> **Brief**
Without the pictures, set down every line of the data exactly.

> **Recorded information**
______________________________

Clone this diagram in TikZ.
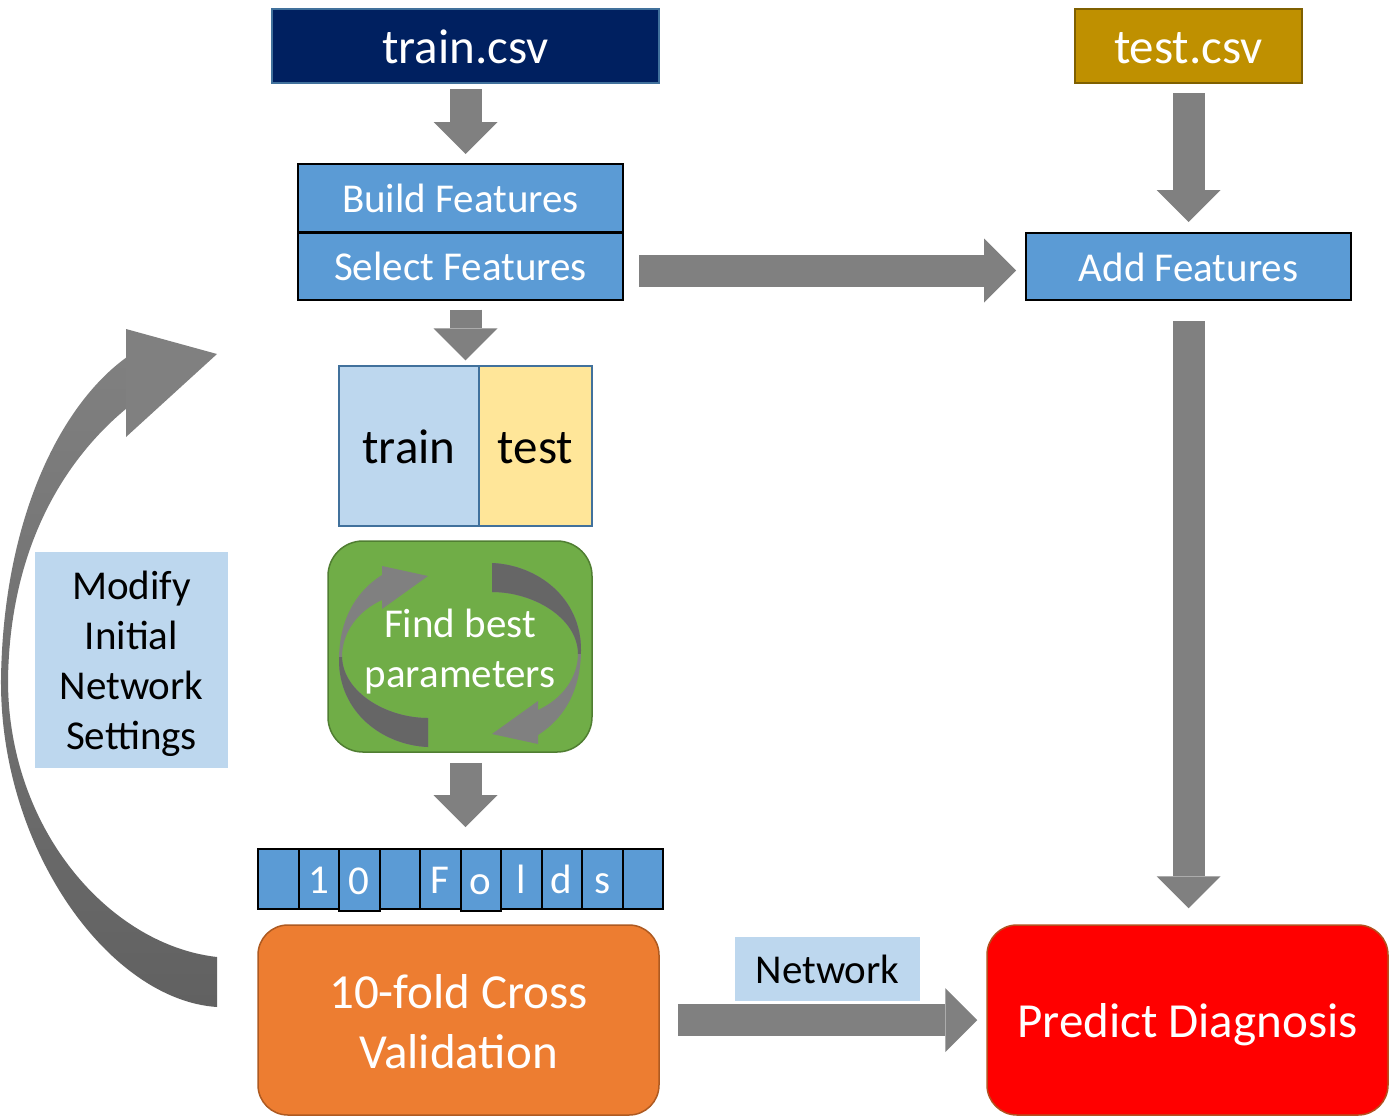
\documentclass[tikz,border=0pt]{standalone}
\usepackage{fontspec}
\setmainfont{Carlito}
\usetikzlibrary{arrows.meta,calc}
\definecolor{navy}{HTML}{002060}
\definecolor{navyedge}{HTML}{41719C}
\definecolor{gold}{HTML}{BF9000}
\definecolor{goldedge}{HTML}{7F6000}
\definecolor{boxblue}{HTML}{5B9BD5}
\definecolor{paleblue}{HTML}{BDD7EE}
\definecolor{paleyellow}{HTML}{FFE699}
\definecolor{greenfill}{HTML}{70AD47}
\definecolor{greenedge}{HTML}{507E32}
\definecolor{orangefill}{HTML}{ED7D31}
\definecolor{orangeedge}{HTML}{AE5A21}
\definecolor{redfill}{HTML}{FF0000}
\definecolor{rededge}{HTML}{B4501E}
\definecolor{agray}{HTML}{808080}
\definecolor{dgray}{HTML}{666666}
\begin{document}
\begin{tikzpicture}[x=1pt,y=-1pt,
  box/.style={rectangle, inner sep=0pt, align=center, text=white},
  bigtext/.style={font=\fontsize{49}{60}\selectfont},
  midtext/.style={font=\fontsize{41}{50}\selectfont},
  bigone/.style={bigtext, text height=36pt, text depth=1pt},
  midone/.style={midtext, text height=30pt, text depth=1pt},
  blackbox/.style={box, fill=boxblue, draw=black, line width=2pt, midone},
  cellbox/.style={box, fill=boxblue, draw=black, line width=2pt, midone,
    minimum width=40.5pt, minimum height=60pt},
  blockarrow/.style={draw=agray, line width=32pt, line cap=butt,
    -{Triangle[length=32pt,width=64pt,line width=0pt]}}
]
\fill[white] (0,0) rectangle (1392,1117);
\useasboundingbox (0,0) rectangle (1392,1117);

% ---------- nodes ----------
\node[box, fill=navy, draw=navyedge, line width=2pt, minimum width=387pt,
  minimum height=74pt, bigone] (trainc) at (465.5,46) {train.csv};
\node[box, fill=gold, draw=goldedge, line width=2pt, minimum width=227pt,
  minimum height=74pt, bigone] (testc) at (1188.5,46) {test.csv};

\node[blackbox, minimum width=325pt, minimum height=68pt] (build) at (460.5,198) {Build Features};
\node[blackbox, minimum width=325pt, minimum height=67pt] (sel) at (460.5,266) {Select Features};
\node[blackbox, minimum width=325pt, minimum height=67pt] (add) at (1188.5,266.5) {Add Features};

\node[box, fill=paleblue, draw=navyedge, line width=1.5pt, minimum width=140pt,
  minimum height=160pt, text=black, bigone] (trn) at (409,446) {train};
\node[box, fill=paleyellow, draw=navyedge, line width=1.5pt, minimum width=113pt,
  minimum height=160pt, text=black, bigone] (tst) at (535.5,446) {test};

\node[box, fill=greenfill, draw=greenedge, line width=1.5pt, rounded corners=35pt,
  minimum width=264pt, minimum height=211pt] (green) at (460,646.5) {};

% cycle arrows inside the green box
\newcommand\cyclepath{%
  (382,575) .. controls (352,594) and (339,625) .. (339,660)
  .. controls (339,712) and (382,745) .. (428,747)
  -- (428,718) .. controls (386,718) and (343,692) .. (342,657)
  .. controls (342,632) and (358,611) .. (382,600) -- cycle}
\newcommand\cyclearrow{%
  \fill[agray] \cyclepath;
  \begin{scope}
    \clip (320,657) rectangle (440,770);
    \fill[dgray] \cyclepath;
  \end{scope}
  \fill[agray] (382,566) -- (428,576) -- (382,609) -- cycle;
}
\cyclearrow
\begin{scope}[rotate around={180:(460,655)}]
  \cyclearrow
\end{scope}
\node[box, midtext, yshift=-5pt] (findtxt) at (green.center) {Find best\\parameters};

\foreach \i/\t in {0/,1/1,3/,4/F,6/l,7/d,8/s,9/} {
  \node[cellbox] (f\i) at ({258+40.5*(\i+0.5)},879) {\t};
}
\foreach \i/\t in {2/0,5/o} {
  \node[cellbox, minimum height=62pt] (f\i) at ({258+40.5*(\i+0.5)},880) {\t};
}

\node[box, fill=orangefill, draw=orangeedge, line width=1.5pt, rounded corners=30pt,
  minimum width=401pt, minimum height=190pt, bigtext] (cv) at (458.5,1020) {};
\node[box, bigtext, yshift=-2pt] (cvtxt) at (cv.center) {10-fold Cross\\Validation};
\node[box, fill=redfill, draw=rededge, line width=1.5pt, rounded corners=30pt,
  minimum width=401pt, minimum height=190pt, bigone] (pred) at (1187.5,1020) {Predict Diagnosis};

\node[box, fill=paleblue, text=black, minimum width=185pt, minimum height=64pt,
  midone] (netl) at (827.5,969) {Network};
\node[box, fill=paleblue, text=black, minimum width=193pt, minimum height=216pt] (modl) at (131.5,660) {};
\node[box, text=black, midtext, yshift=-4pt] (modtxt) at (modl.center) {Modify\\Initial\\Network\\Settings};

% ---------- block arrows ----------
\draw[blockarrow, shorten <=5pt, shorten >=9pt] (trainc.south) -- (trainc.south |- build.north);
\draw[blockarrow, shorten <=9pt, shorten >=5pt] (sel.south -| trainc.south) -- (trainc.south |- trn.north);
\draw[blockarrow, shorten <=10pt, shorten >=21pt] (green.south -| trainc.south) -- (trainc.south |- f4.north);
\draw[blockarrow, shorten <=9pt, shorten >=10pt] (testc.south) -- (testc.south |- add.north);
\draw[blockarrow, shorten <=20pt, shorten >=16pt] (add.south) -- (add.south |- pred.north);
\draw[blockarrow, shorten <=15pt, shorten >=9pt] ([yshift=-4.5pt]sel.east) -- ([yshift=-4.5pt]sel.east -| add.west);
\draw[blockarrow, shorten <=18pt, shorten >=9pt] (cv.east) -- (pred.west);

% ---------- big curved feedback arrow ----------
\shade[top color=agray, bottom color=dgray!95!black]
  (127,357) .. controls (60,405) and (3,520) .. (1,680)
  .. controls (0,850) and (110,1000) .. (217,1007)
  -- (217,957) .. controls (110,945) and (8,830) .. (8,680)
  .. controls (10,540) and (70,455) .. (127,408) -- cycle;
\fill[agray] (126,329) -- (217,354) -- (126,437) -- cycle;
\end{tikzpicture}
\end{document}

______________________________

> **Solution for this problem**
Clone this diagram in TikZ.
\documentclass[tikz,border=0pt]{standalone}
\usepackage{fontspec}
\setmainfont{Carlito}
\usetikzlibrary{arrows.meta,calc}
\definecolor{navy}{HTML}{002060}
\definecolor{navyedge}{HTML}{41719C}
\definecolor{gold}{HTML}{BF9000}
\definecolor{goldedge}{HTML}{7F6000}
\definecolor{boxblue}{HTML}{5B9BD5}
\definecolor{paleblue}{HTML}{BDD7EE}
\definecolor{paleyellow}{HTML}{FFE699}
\definecolor{greenfill}{HTML}{70AD47}
\definecolor{greenedge}{HTML}{507E32}
\definecolor{orangefill}{HTML}{ED7D31}
\definecolor{orangeedge}{HTML}{AE5A21}
\definecolor{redfill}{HTML}{FF0000}
\definecolor{rededge}{HTML}{B4501E}
\definecolor{agray}{HTML}{808080}
\definecolor{dgray}{HTML}{666666}
\begin{document}
\begin{tikzpicture}[x=1pt,y=-1pt,
  box/.style={rectangle, inner sep=0pt, align=center, text=white},
  bigtext/.style={font=\fontsize{49}{60}\selectfont},
  midtext/.style={font=\fontsize{41}{50}\selectfont},
  bigone/.style={bigtext, text height=36pt, text depth=1pt},
  midone/.style={midtext, text height=30pt, text depth=1pt},
  blackbox/.style={box, fill=boxblue, draw=black, line width=2pt, midone},
  cellbox/.style={box, fill=boxblue, draw=black, line width=2pt, midone,
    minimum width=40.5pt, minimum height=60pt},
  blockarrow/.style={draw=agray, line width=32pt, line cap=butt,
    -{Triangle[length=32pt,width=64pt,line width=0pt]}}
]
\fill[white] (0,0) rectangle (1392,1117);
\useasboundingbox (0,0) rectangle (1392,1117);

% ---------- nodes ----------
\node[box, fill=navy, draw=navyedge, line width=2pt, minimum width=387pt,
  minimum height=74pt, bigone] (trainc) at (465.5,46) {train.csv};
\node[box, fill=gold, draw=goldedge, line width=2pt, minimum width=227pt,
  minimum height=74pt, bigone] (testc) at (1188.5,46) {test.csv};

\node[blackbox, minimum width=325pt, minimum height=68pt] (build) at (460.5,198) {Build Features};
\node[blackbox, minimum width=325pt, minimum height=67pt] (sel) at (460.5,266) {Select Features};
\node[blackbox, minimum width=325pt, minimum height=67pt] (add) at (1188.5,266.5) {Add Features};

\node[box, fill=paleblue, draw=navyedge, line width=1.5pt, minimum width=140pt,
  minimum height=160pt, text=black, bigone] (trn) at (409,446) {train};
\node[box, fill=paleyellow, draw=navyedge, line width=1.5pt, minimum width=113pt,
  minimum height=160pt, text=black, bigone] (tst) at (535.5,446) {test};

\node[box, fill=greenfill, draw=greenedge, line width=1.5pt, rounded corners=35pt,
  minimum width=264pt, minimum height=211pt] (green) at (460,646.5) {};

% cycle arrows inside the green box
\newcommand\cyclepath{%
  (382,575) .. controls (352,594) and (339,625) .. (339,660)
  .. controls (339,712) and (382,745) .. (428,747)
  -- (428,718) .. controls (386,718) and (343,692) .. (342,657)
  .. controls (342,632) and (358,611) .. (382,600) -- cycle}
\newcommand\cyclearrow{%
  \fill[agray] \cyclepath;
  \begin{scope}
    \clip (320,657) rectangle (440,770);
    \fill[dgray] \cyclepath;
  \end{scope}
  \fill[agray] (382,566) -- (428,576) -- (382,609) -- cycle;
}
\cyclearrow
\begin{scope}[rotate around={180:(460,655)}]
  \cyclearrow
\end{scope}
\node[box, midtext, yshift=-5pt] (findtxt) at (green.center) {Find best\\parameters};

\foreach \i/\t in {0/,1/1,3/,4/F,6/l,7/d,8/s,9/} {
  \node[cellbox] (f\i) at ({258+40.5*(\i+0.5)},879) {\t};
}
\foreach \i/\t in {2/0,5/o} {
  \node[cellbox, minimum height=62pt] (f\i) at ({258+40.5*(\i+0.5)},880) {\t};
}

\node[box, fill=orangefill, draw=orangeedge, line width=1.5pt, rounded corners=30pt,
  minimum width=401pt, minimum height=190pt, bigtext] (cv) at (458.5,1020) {};
\node[box, bigtext, yshift=-2pt] (cvtxt) at (cv.center) {10-fold Cross\\Validation};
\node[box, fill=redfill, draw=rededge, line width=1.5pt, rounded corners=30pt,
  minimum width=401pt, minimum height=190pt, bigone] (pred) at (1187.5,1020) {Predict Diagnosis};

\node[box, fill=paleblue, text=black, minimum width=185pt, minimum height=64pt,
  midone] (netl) at (827.5,969) {Network};
\node[box, fill=paleblue, text=black, minimum width=193pt, minimum height=216pt] (modl) at (131.5,660) {};
\node[box, text=black, midtext, yshift=-4pt] (modtxt) at (modl.center) {Modify\\Initial\\Network\\Settings};

% ---------- block arrows ----------
\draw[blockarrow, shorten <=5pt, shorten >=9pt] (trainc.south) -- (trainc.south |- build.north);
\draw[blockarrow, shorten <=9pt, shorten >=5pt] (sel.south -| trainc.south) -- (trainc.south |- trn.north);
\draw[blockarrow, shorten <=10pt, shorten >=21pt] (green.south -| trainc.south) -- (trainc.south |- f4.north);
\draw[blockarrow, shorten <=9pt, shorten >=10pt] (testc.south) -- (testc.south |- add.north);
\draw[blockarrow, shorten <=20pt, shorten >=16pt] (add.south) -- (add.south |- pred.north);
\draw[blockarrow, shorten <=15pt, shorten >=9pt] ([yshift=-4.5pt]sel.east) -- ([yshift=-4.5pt]sel.east -| add.west);
\draw[blockarrow, shorten <=18pt, shorten >=9pt] (cv.east) -- (pred.west);

% ---------- big curved feedback arrow ----------
\shade[top color=agray, bottom color=dgray!95!black]
  (127,357) .. controls (60,405) and (3,520) .. (1,680)
  .. controls (0,850) and (110,1000) .. (217,1007)
  -- (217,957) .. controls (110,945) and (8,830) .. (8,680)
  .. controls (10,540) and (70,455) .. (127,408) -- cycle;
\fill[agray] (126,329) -- (217,354) -- (126,437) -- cycle;
\end{tikzpicture}
\end{document}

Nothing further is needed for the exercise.